AI adoption is an org problem wearing a tools costume
Most companies answer the AI question by buying something. They evaluate models, sign a platform deal, and wait for value that never quite arrives. The reason is that AI at scale is an operating-model problem, not a procurement one. The decisions that determine whether anything ships are organizational: who is allowed to start an AI project, how use cases get prioritized, who owns the risk, and how value is measured. An AI operating model is the answer to those questions written down and made real. It is the wiring between strategy and delivery, and skipping straight to tools is why so many AI programs stall with impressive pilots and nothing in production.
The pieces of an AI operating model
A working model covers five things. Ownership: a clear answer to who is accountable for AI outcomes, not a committee that meets monthly. Prioritization: a repeatable way to rank use cases by business value and feasibility so the loudest stakeholder does not win by default. Delivery: how a use case moves from idea to production, and who does the building. Control: the governance and audit that travel with every use case, so safe is the default rather than a separate gate. And funding: treating AI spend as capital allocation, with cost and value attributed per use case so you can tell which initiatives deserve more and which to stop. Leave one out and the others compensate badly. No prioritization and engineers chase pet projects. No control and legal becomes the bottleneck on everything.

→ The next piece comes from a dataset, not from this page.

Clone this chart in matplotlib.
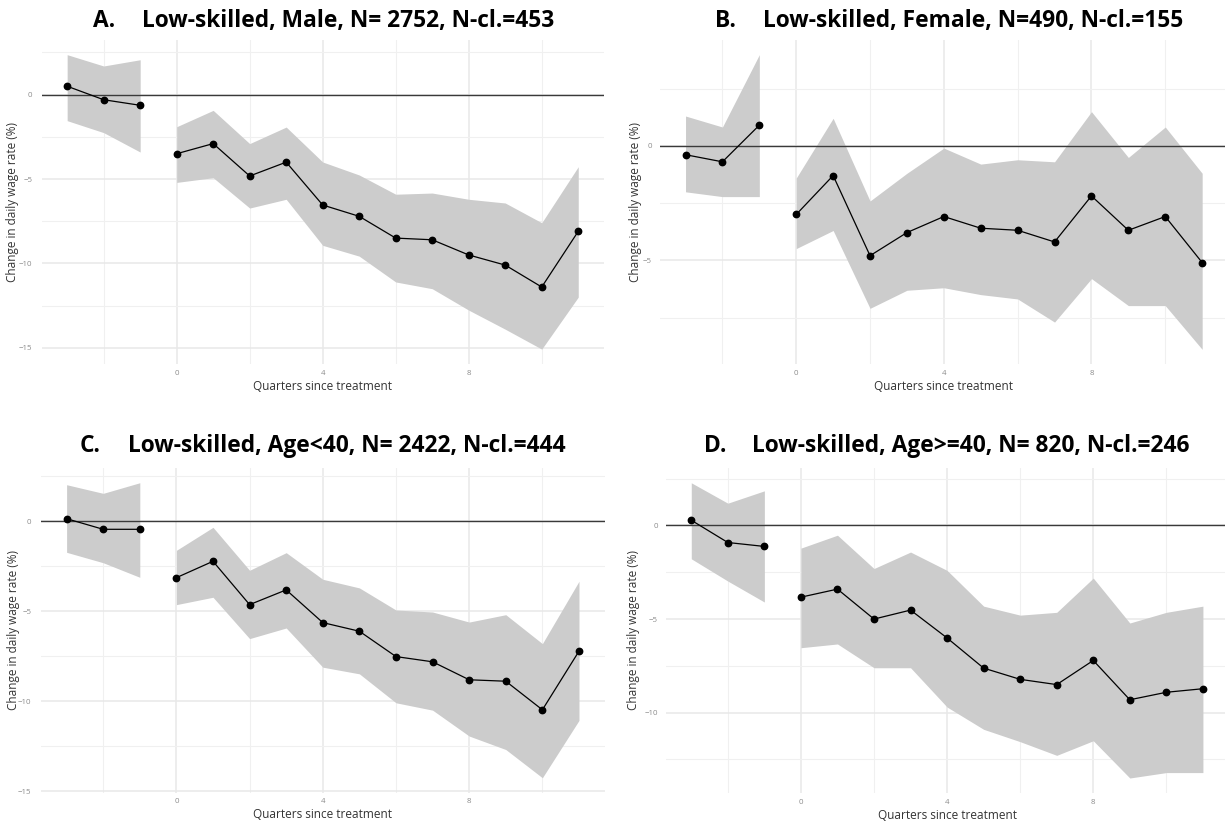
import numpy as np
import matplotlib.pyplot as plt
from matplotlib.ticker import MultipleLocator, FixedLocator

# quarters relative to treatment (-3..-1 pre, 0..11 post)
quarters = np.array([-3, -2, -1, 0, 1, 2, 3, 4, 5, 6, 7, 8, 9, 10, 11])

# A. Low-skilled, Male
est_a = [0.5, -0.3, -0.63, -3.5, -2.9, -4.82, -4.0, -6.54, -7.21, -8.5, -8.6, -9.5, -10.1, -11.4, -8.1]
lo_a = [-1.54, -2.25, -3.4, -5.2, -4.92, -6.72, -6.2, -8.93, -9.57, -11.1, -11.5, -12.77, -13.9, -15.08, -12.0]
hi_a = [2.37, 1.7, 2.07, -1.9, -0.93, -2.9, -1.92, -3.99, -4.76, -5.9, -5.83, -6.2, -6.42, -7.59, -4.27]

# B. Low-skilled, Female
est_b = [-0.39, -0.7, 0.9, -3.0, -1.3, -4.8, -3.79, -3.09, -3.6, -3.69, -4.2, -2.19, -3.69, -3.09, -5.1]
lo_b = [-2.01, -2.22, -2.22, -4.49, -3.7, -7.1, -6.31, -6.2, -6.5, -6.69, -7.7, -5.8, -6.98, -6.98, -8.89]
hi_b = [1.3, 0.82, 3.98, -1.41, 1.2, -2.41, -1.2, -0.1, -0.8, -0.61, -0.7, 1.49, -0.51, 0.82, -1.2]

# C. Low-skilled, Age<40
est_c = [0.15, -0.44, -0.44, -3.13, -2.22, -4.63, -3.81, -5.63, -6.11, -7.52, -7.81, -8.81, -8.89, -10.48, -7.22]
lo_c = [-1.72, -2.3, -3.11, -4.63, -4.22, -6.52, -5.93, -8.11, -8.48, -10.09, -10.5, -11.94, -12.69, -14.26, -11.07]
hi_c = [2.04, 1.56, 2.15, -1.61, -0.33, -2.72, -1.74, -3.22, -3.7, -4.93, -5.04, -5.6, -5.19, -6.8, -3.33]

# D. Low-skilled, Age>=40
est_d = [0.28, -0.91, -1.12, -3.83, -3.4, -5.0, -4.52, -6.01, -7.62, -8.22, -8.5, -7.21, -9.31, -8.91, -8.72]
lo_d = [-1.78, -2.97, -4.09, -6.53, -6.33, -7.6, -7.6, -9.7, -10.89, -11.55, -12.28, -11.5, -13.49, -13.2, -13.2]
hi_d = [2.28, 1.19, 1.85, -1.21, -0.52, -2.3, -1.42, -2.4, -4.31, -4.79, -4.64, -2.81, -5.21, -4.64, -4.31]

titles = ["Low-skilled, Male, N= 2752, N-cl.=453",
          "Low-skilled, Female, N=490, N-cl.=155",
          "Low-skilled, Age<40, N= 2422, N-cl.=444",
          "Low-skilled, Age>=40, N= 820, N-cl.=246"]
letters = ["A.", "B.", "C.", "D."]

W, H = 1225, 825
fig = plt.figure(figsize=(W / 100, H / 100), dpi=100)

# axes boxes in pixels: left, top, right, bottom
boxes = [(41.6, 40, 603.8, 363.8),
         (659.7, 40, 1228, 364),
         (41, 468, 604.6, 792.5),
         (665.7, 468, 1228.5, 792.8)]
ylims = [(-15.95, 3.24), (-9.53, 4.62), (-15.08, 2.97), (-14.28, 3.07)]
# title positions (letter x, text x, baseline y) in pixels
title_pos = [(93.3, 141.7, 26.7), (715.4, 763.4, 26.7), (80, 128, 452.3), (704.5, 751.7, 452.3)]

series = [(est_a, lo_a, hi_a), (est_b, lo_b, hi_b), (est_c, lo_c, hi_c), (est_d, lo_d, hi_d)]

for i, (est, lo, hi) in enumerate(series):
    l, t, r, b = boxes[i]
    ax = fig.add_axes([l / W, 1 - b / H, (r - l) / W, (b - t) / H])
    est, lo, hi = np.array(est), np.array(lo), np.array(hi)
    for mask in (quarters < 0, quarters >= 0):
        ax.fill_between(quarters[mask], lo[mask], hi[mask], color='#cccccc', lw=0, zorder=2)
        ax.plot(quarters[mask], est[mask], color='black', lw=0.9, marker='o', ms=4.6, zorder=4)
    ax.axhline(0, color='#3a3a3a', lw=1.0, zorder=3)

    ax.set_xlim(-3.7, 11.7)
    ax.set_ylim(*ylims[i])
    ax.xaxis.set_major_locator(FixedLocator([0, 4, 8]))
    ax.xaxis.set_minor_locator(FixedLocator([-2, 2, 6, 10]))
    ax.yaxis.set_major_locator(MultipleLocator(5))
    ax.yaxis.set_minor_locator(FixedLocator([2.5, -2.5, -7.5, -12.5]))
    ax.grid(which='major', color='#e8e8e8', lw=1.1, zorder=0)
    ax.grid(which='minor', color='#f0f0f0', lw=0.8, zorder=0)
    ax.set_axisbelow(True)
    for s in ax.spines.values():
        s.set_visible(False)
    ax.tick_params(which='both', length=0, labelsize=5.7, labelcolor='#8c8c8c')
    ax.tick_params(axis='x', pad=4.2)
    ax.tick_params(axis='y', pad=[6.8, 5.8, 6.8, 5.8][i])
    for lab in ax.get_xticklabels() + ax.get_yticklabels():
        lab.set_family('Open Sans')

    ah = b - t
    aw = r - l
    ax.text(0.5, -22.5 / ah, "Quarters since treatment", transform=ax.transAxes,
            ha='center', va='center', fontsize=8.5, color='#333333', family='Open Sans')
    ylab_x = [12.7, 635, 13.7, 634][i]
    ax.text((ylab_x - l) / aw, 0.5, "Change in daily wage rate (%)", transform=ax.transAxes,
            rotation=90, ha='center', va='center', fontsize=8.5, color='#333333', family='Open Sans')

# panel titles: size them so panel A's title spans its width in the original
renderer = fig.canvas.get_renderer()
probe = fig.text(0, 0, titles[0], fontsize=15, fontweight='bold', family='Open Sans')
title_size = 15 * 413.3 / probe.get_window_extent(renderer).width
probe.remove()

for i in range(4):
    lx, tx, ty = title_pos[i]
    fig.text(lx / W, 1 - ty / H, letters[i], ha='left', va='baseline',
             fontsize=title_size, fontweight='bold', family='Open Sans')
    fig.text(tx / W, 1 - ty / H, titles[i], ha='left', va='baseline',
             fontsize=title_size, fontweight='bold', family='Open Sans')

fig.savefig('out.png', dpi=100, facecolor='white')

Centralized, federated, or a hub
There is no single right structure, but there is a wrong instinct: a central AI team that becomes a queue everyone waits behind. The pattern that scales is closer to a hub with spokes. A central function owns the shared control layer, the standards, and the hardest problems, while business units own their use cases and run them on the sanctioned path. This gives a CIO visibility and consistency without making the center a bottleneck. The control layer is what makes federation safe: because every team builds on the same governed foundation, you can let many teams move at once and still prove what the whole estate is doing. Without that shared layer, federation just means many small messes.
How to stand one up without a reorg
You do not need a transformation program to begin. Start with one use case and use it to design the model in miniature: name the owner, run it through a real prioritization decision, ship it on a governed path, and measure its cost and value. That single thread surfaces every gap in your operating model faster than any strategy offsite. Then make the second use case reuse the same wiring. The goal is that adding AI capacity becomes a known, repeatable motion rather than a fresh negotiation each time. Companies that get this right treat governance as built into the pipeline, so each new use case inherits the controls instead of re-arguing them. That is how you turn AI from a series of pilots into an operating capability the business can rely on.